*Do this*:
Return the listing below verbatim. Pictures do not belong in the copy.

*Data provided*:
* * * *

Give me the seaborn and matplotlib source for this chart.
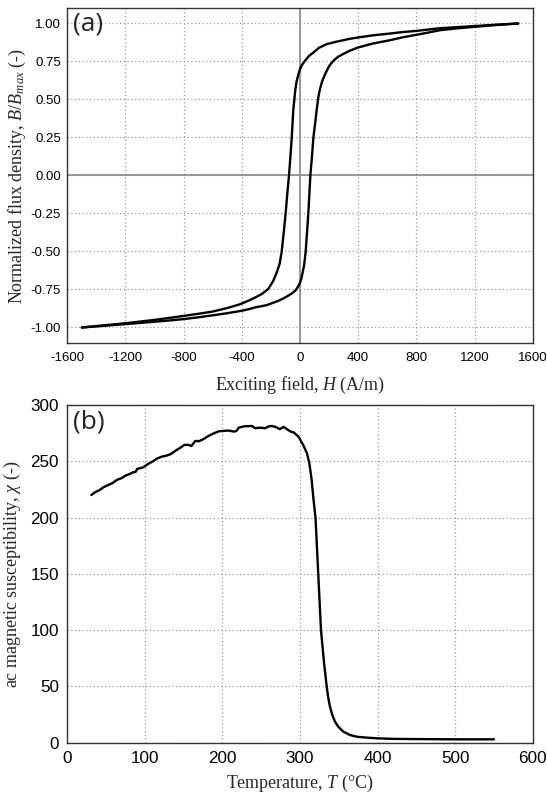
import numpy as np
import pandas as pd
import matplotlib
matplotlib.use("Agg")
import matplotlib.pyplot as plt
import seaborn as sns

# ---------------- data ----------------
# (a) hysteresis loop: descending (upper) branch
H_desc = [1500, 1350, 1200, 1080, 962, 880, 797, 700, 619, 500, 399, 340, 298, 240,
          183, 130, 92, 60, 34, 15, 0, -10, -23, -33, -39, -46, -57, -66, -76,
          -88, -99, -112, -126, -140, -160, -185, -218, -260, -309, -350, -412,
          -500, -600, -700, -802, -900, -1000, -1100, -1203, -1350, -1500]
B_desc = [1.0, 0.992, 0.983, 0.976, 0.969, 0.96, 0.951, 0.943, 0.934, 0.922, 0.908,
          0.899, 0.89, 0.878, 0.864, 0.84, 0.809, 0.785, 0.754, 0.73, 0.70, 0.67,
          0.622, 0.56, 0.50, 0.436, 0.25, 0.125, 0.0, -0.125, -0.25, -0.375, -0.50,
          -0.58, -0.638, -0.695, -0.746, -0.778, -0.803, -0.822, -0.847, -0.872,
          -0.895, -0.91, -0.924, -0.937, -0.95, -0.961, -0.972, -0.986, -1.0]
# (a) ascending (lower) branch
H_asc = [-1500, -1350, -1203, -1100, -1000, -900, -802, -700, -600, -500, -401,
         -350, -309, -229, -150, -115, -80, -57, -30, -11, 0, 10, 18, 28, 39, 48,
         57, 64, 71, 82, 92, 104, 115, 125, 137, 152, 172, 200, 229, 260, 298, 340,
         399, 500, 619, 700, 797, 880, 962, 1080, 1200, 1350, 1500]
B_asc = [-1.0, -0.989, -0.978, -0.97, -0.962, -0.954, -0.945, -0.933, -0.92, -0.906,
         -0.89, -0.879, -0.868, -0.853, -0.825, -0.809, -0.79, -0.777, -0.755,
         -0.727, -0.705, -0.675, -0.638, -0.59, -0.50, -0.375, -0.25, -0.125, 0.0,
         0.125, 0.25, 0.345, 0.436, 0.51, 0.568, 0.62, 0.666, 0.72, 0.754, 0.78,
         0.80, 0.82, 0.842, 0.868, 0.89, 0.908, 0.925, 0.94, 0.956, 0.968, 0.978,
         0.99, 1.0]

# (b) ac susceptibility vs temperature
T_vals = [31, 36, 42, 47, 53, 58, 64, 70, 75, 80, 85, 88, 90, 95, 98, 104, 111, 116,
          122, 127, 133, 140, 146, 151, 156, 160, 165, 170, 176, 182, 189, 195, 201,
          208, 215, 218, 221, 228, 238, 242, 248, 255, 260, 264, 270, 274, 279, 284,
          288, 292, 298, 304, 309, 312, 315, 317, 320, 323.5, 327, 331, 334.4, 336.5,
          338.6, 341.6, 345, 349.3, 355.8, 364.4, 373, 386, 399, 420, 450, 500, 550]
chi_vals = [220, 222.5, 224.5, 227, 229, 230.5, 233.4, 235, 237.2, 238.5, 240.2, 240.5,
            243.1, 244, 244.6, 247.5, 250.2, 252.5, 254.1, 254.8, 256.2, 259.5, 262.1,
            264.5, 264.5, 263.5, 268, 267.8, 269.8, 272.5, 274.8, 276.5, 276.9, 277.2,
            276.3, 276.8, 279.8, 281, 281.3, 279.3, 279.8, 279.3, 281, 281.3, 280,
            278.5, 280.5, 278, 276.3, 275.5, 271.8, 264.5, 257, 248.2, 233.4, 218.5,
            199.3, 149.6, 100.1, 70.5, 49.8, 39.4, 32, 24.6, 18.7, 14.2, 9.8, 6.8,
            5.3, 4.5, 3.9, 3.4, 3.2, 3.0, 3.0]

xticks_a = [-1600, -1200, -800, -400, 0, 400, 800, 1200, 1600]
yticks_a = [-1.00, -0.75, -0.50, -0.25, 0.00, 0.25, 0.50, 0.75, 1.00]
xticks_b = [0, 100, 200, 300, 400, 500, 600]
yticks_b = [0, 50, 100, 150, 200, 250, 300]

# ---------------- style ----------------
sns.set_theme(style="white")
plt.rcParams["font.family"] = ["Liberation Sans", "DejaVu Sans"]
plt.rcParams["mathtext.fontset"] = "custom"
plt.rcParams["mathtext.rm"] = "Liberation Serif"
plt.rcParams["mathtext.it"] = "Liberation Serif:italic"
plt.rcParams["mathtext.default"] = "it"

fig = plt.figure(figsize=(5.47, 8.05), dpi=100)
ax_a = fig.add_axes([0.123, 0.5743, 0.851, 0.4154])
ax_b = fig.add_axes([0.123, 0.0774, 0.851, 0.4196])

serif = "Liberation Serif"
line_kw = dict(color="black", linewidth=1.7, sort=False, estimator=None)

# ---- panel (a)
df_desc = pd.DataFrame({"H": H_desc, "B": B_desc})
df_asc = pd.DataFrame({"H": H_asc, "B": B_asc})
ax_a.axhline(0, color="#888888", lw=1.2, zorder=1)
ax_a.axvline(0, color="#888888", lw=1.2, zorder=1)
sns.lineplot(data=df_desc, x="H", y="B", ax=ax_a, **line_kw)
sns.lineplot(data=df_asc, x="H", y="B", ax=ax_a, **line_kw)
ax_a.set_xlim(-1600, 1600)
ax_a.set_ylim(-1.1, 1.1)
ax_a.set_xticks(xticks_a)
ax_a.set_xticklabels([str(v) for v in xticks_a])
ax_a.set_yticks(yticks_a)
ax_a.set_yticklabels([f"{v:.2f}" for v in yticks_a])
ax_a.tick_params(axis="both", labelsize=9.5, colors="#333333", length=3, width=0.8,
                 direction="out", pad=1.5, labelcolor="black")
ax_a.tick_params(axis="x", pad=4)
ax_a.set_xlabel("Exciting field, $H$ (A/m)", fontsize=13, fontfamily=serif)
ax_a.set_ylabel("Normalized flux density, $B/B_{max}$ (-)", fontsize=13, fontfamily=serif)
ax_a.text(0.012, 0.99, "(a)", transform=ax_a.transAxes, fontsize=19,
          fontfamily="Open Sans", va="top", ha="left")

# ---- panel (b)
df_b = pd.DataFrame({"T": T_vals, "chi": chi_vals})
sns.lineplot(data=df_b, x="T", y="chi", ax=ax_b, **line_kw)
ax_b.set_xlim(0, 600)
ax_b.set_ylim(0, 300)
ax_b.set_xticks(xticks_b)
ax_b.set_yticks(yticks_b)
ax_b.tick_params(axis="both", labelsize=12.3, colors="#333333", length=3, width=0.8,
                 direction="in", pad=6, labelcolor="black")
ax_b.set_xlabel("Temperature, $T$ (°C)", fontsize=13, fontfamily=serif)
ax_b.set_ylabel("ac magnetic susceptibility, $\\chi$ (-)", fontsize=13, fontfamily=serif)
ax_b.text(0.012, 0.985, "(b)", transform=ax_b.transAxes, fontsize=19,
          fontfamily="Open Sans", va="top", ha="left")

for ax in (ax_a, ax_b):
    ax.grid(True, linestyle=(0, (1, 2)), color="#999999", linewidth=0.9)
    ax.set_axisbelow(True)
    for s in ax.spines.values():
        s.set_color("#333333")
        s.set_linewidth(1.0)
    ax.xaxis.set_label_coords(0.5, -0.095 if ax is ax_a else -0.09)

ax_a.yaxis.set_label_coords(-0.085, 0.5)
ax_b.yaxis.set_label_coords(-0.095, 0.5)

fig.savefig("out.png", dpi=100)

* * * *

*Answer to the problem*:
Give me the seaborn and matplotlib source for this chart.
import numpy as np
import pandas as pd
import matplotlib
matplotlib.use("Agg")
import matplotlib.pyplot as plt
import seaborn as sns

# ---------------- data ----------------
# (a) hysteresis loop: descending (upper) branch
H_desc = [1500, 1350, 1200, 1080, 962, 880, 797, 700, 619, 500, 399, 340, 298, 240,
          183, 130, 92, 60, 34, 15, 0, -10, -23, -33, -39, -46, -57, -66, -76,
          -88, -99, -112, -126, -140, -160, -185, -218, -260, -309, -350, -412,
          -500, -600, -700, -802, -900, -1000, -1100, -1203, -1350, -1500]
B_desc = [1.0, 0.992, 0.983, 0.976, 0.969, 0.96, 0.951, 0.943, 0.934, 0.922, 0.908,
          0.899, 0.89, 0.878, 0.864, 0.84, 0.809, 0.785, 0.754, 0.73, 0.70, 0.67,
          0.622, 0.56, 0.50, 0.436, 0.25, 0.125, 0.0, -0.125, -0.25, -0.375, -0.50,
          -0.58, -0.638, -0.695, -0.746, -0.778, -0.803, -0.822, -0.847, -0.872,
          -0.895, -0.91, -0.924, -0.937, -0.95, -0.961, -0.972, -0.986, -1.0]
# (a) ascending (lower) branch
H_asc = [-1500, -1350, -1203, -1100, -1000, -900, -802, -700, -600, -500, -401,
         -350, -309, -229, -150, -115, -80, -57, -30, -11, 0, 10, 18, 28, 39, 48,
         57, 64, 71, 82, 92, 104, 115, 125, 137, 152, 172, 200, 229, 260, 298, 340,
         399, 500, 619, 700, 797, 880, 962, 1080, 1200, 1350, 1500]
B_asc = [-1.0, -0.989, -0.978, -0.97, -0.962, -0.954, -0.945, -0.933, -0.92, -0.906,
         -0.89, -0.879, -0.868, -0.853, -0.825, -0.809, -0.79, -0.777, -0.755,
         -0.727, -0.705, -0.675, -0.638, -0.59, -0.50, -0.375, -0.25, -0.125, 0.0,
         0.125, 0.25, 0.345, 0.436, 0.51, 0.568, 0.62, 0.666, 0.72, 0.754, 0.78,
         0.80, 0.82, 0.842, 0.868, 0.89, 0.908, 0.925, 0.94, 0.956, 0.968, 0.978,
         0.99, 1.0]

# (b) ac susceptibility vs temperature
T_vals = [31, 36, 42, 47, 53, 58, 64, 70, 75, 80, 85, 88, 90, 95, 98, 104, 111, 116,
          122, 127, 133, 140, 146, 151, 156, 160, 165, 170, 176, 182, 189, 195, 201,
          208, 215, 218, 221, 228, 238, 242, 248, 255, 260, 264, 270, 274, 279, 284,
          288, 292, 298, 304, 309, 312, 315, 317, 320, 323.5, 327, 331, 334.4, 336.5,
          338.6, 341.6, 345, 349.3, 355.8, 364.4, 373, 386, 399, 420, 450, 500, 550]
chi_vals = [220, 222.5, 224.5, 227, 229, 230.5, 233.4, 235, 237.2, 238.5, 240.2, 240.5,
            243.1, 244, 244.6, 247.5, 250.2, 252.5, 254.1, 254.8, 256.2, 259.5, 262.1,
            264.5, 264.5, 263.5, 268, 267.8, 269.8, 272.5, 274.8, 276.5, 276.9, 277.2,
            276.3, 276.8, 279.8, 281, 281.3, 279.3, 279.8, 279.3, 281, 281.3, 280,
            278.5, 280.5, 278, 276.3, 275.5, 271.8, 264.5, 257, 248.2, 233.4, 218.5,
            199.3, 149.6, 100.1, 70.5, 49.8, 39.4, 32, 24.6, 18.7, 14.2, 9.8, 6.8,
            5.3, 4.5, 3.9, 3.4, 3.2, 3.0, 3.0]

xticks_a = [-1600, -1200, -800, -400, 0, 400, 800, 1200, 1600]
yticks_a = [-1.00, -0.75, -0.50, -0.25, 0.00, 0.25, 0.50, 0.75, 1.00]
xticks_b = [0, 100, 200, 300, 400, 500, 600]
yticks_b = [0, 50, 100, 150, 200, 250, 300]

# ---------------- style ----------------
sns.set_theme(style="white")
plt.rcParams["font.family"] = ["Liberation Sans", "DejaVu Sans"]
plt.rcParams["mathtext.fontset"] = "custom"
plt.rcParams["mathtext.rm"] = "Liberation Serif"
plt.rcParams["mathtext.it"] = "Liberation Serif:italic"
plt.rcParams["mathtext.default"] = "it"

fig = plt.figure(figsize=(5.47, 8.05), dpi=100)
ax_a = fig.add_axes([0.123, 0.5743, 0.851, 0.4154])
ax_b = fig.add_axes([0.123, 0.0774, 0.851, 0.4196])

serif = "Liberation Serif"
line_kw = dict(color="black", linewidth=1.7, sort=False, estimator=None)

# ---- panel (a)
df_desc = pd.DataFrame({"H": H_desc, "B": B_desc})
df_asc = pd.DataFrame({"H": H_asc, "B": B_asc})
ax_a.axhline(0, color="#888888", lw=1.2, zorder=1)
ax_a.axvline(0, color="#888888", lw=1.2, zorder=1)
sns.lineplot(data=df_desc, x="H", y="B", ax=ax_a, **line_kw)
sns.lineplot(data=df_asc, x="H", y="B", ax=ax_a, **line_kw)
ax_a.set_xlim(-1600, 1600)
ax_a.set_ylim(-1.1, 1.1)
ax_a.set_xticks(xticks_a)
ax_a.set_xticklabels([str(v) for v in xticks_a])
ax_a.set_yticks(yticks_a)
ax_a.set_yticklabels([f"{v:.2f}" for v in yticks_a])
ax_a.tick_params(axis="both", labelsize=9.5, colors="#333333", length=3, width=0.8,
                 direction="out", pad=1.5, labelcolor="black")
ax_a.tick_params(axis="x", pad=4)
ax_a.set_xlabel("Exciting field, $H$ (A/m)", fontsize=13, fontfamily=serif)
ax_a.set_ylabel("Normalized flux density, $B/B_{max}$ (-)", fontsize=13, fontfamily=serif)
ax_a.text(0.012, 0.99, "(a)", transform=ax_a.transAxes, fontsize=19,
          fontfamily="Open Sans", va="top", ha="left")

# ---- panel (b)
df_b = pd.DataFrame({"T": T_vals, "chi": chi_vals})
sns.lineplot(data=df_b, x="T", y="chi", ax=ax_b, **line_kw)
ax_b.set_xlim(0, 600)
ax_b.set_ylim(0, 300)
ax_b.set_xticks(xticks_b)
ax_b.set_yticks(yticks_b)
ax_b.tick_params(axis="both", labelsize=12.3, colors="#333333", length=3, width=0.8,
                 direction="in", pad=6, labelcolor="black")
ax_b.set_xlabel("Temperature, $T$ (°C)", fontsize=13, fontfamily=serif)
ax_b.set_ylabel("ac magnetic susceptibility, $\\chi$ (-)", fontsize=13, fontfamily=serif)
ax_b.text(0.012, 0.985, "(b)", transform=ax_b.transAxes, fontsize=19,
          fontfamily="Open Sans", va="top", ha="left")

for ax in (ax_a, ax_b):
    ax.grid(True, linestyle=(0, (1, 2)), color="#999999", linewidth=0.9)
    ax.set_axisbelow(True)
    for s in ax.spines.values():
        s.set_color("#333333")
        s.set_linewidth(1.0)
    ax.xaxis.set_label_coords(0.5, -0.095 if ax is ax_a else -0.09)

ax_a.yaxis.set_label_coords(-0.085, 0.5)
ax_b.yaxis.set_label_coords(-0.095, 0.5)

fig.savefig("out.png", dpi=100)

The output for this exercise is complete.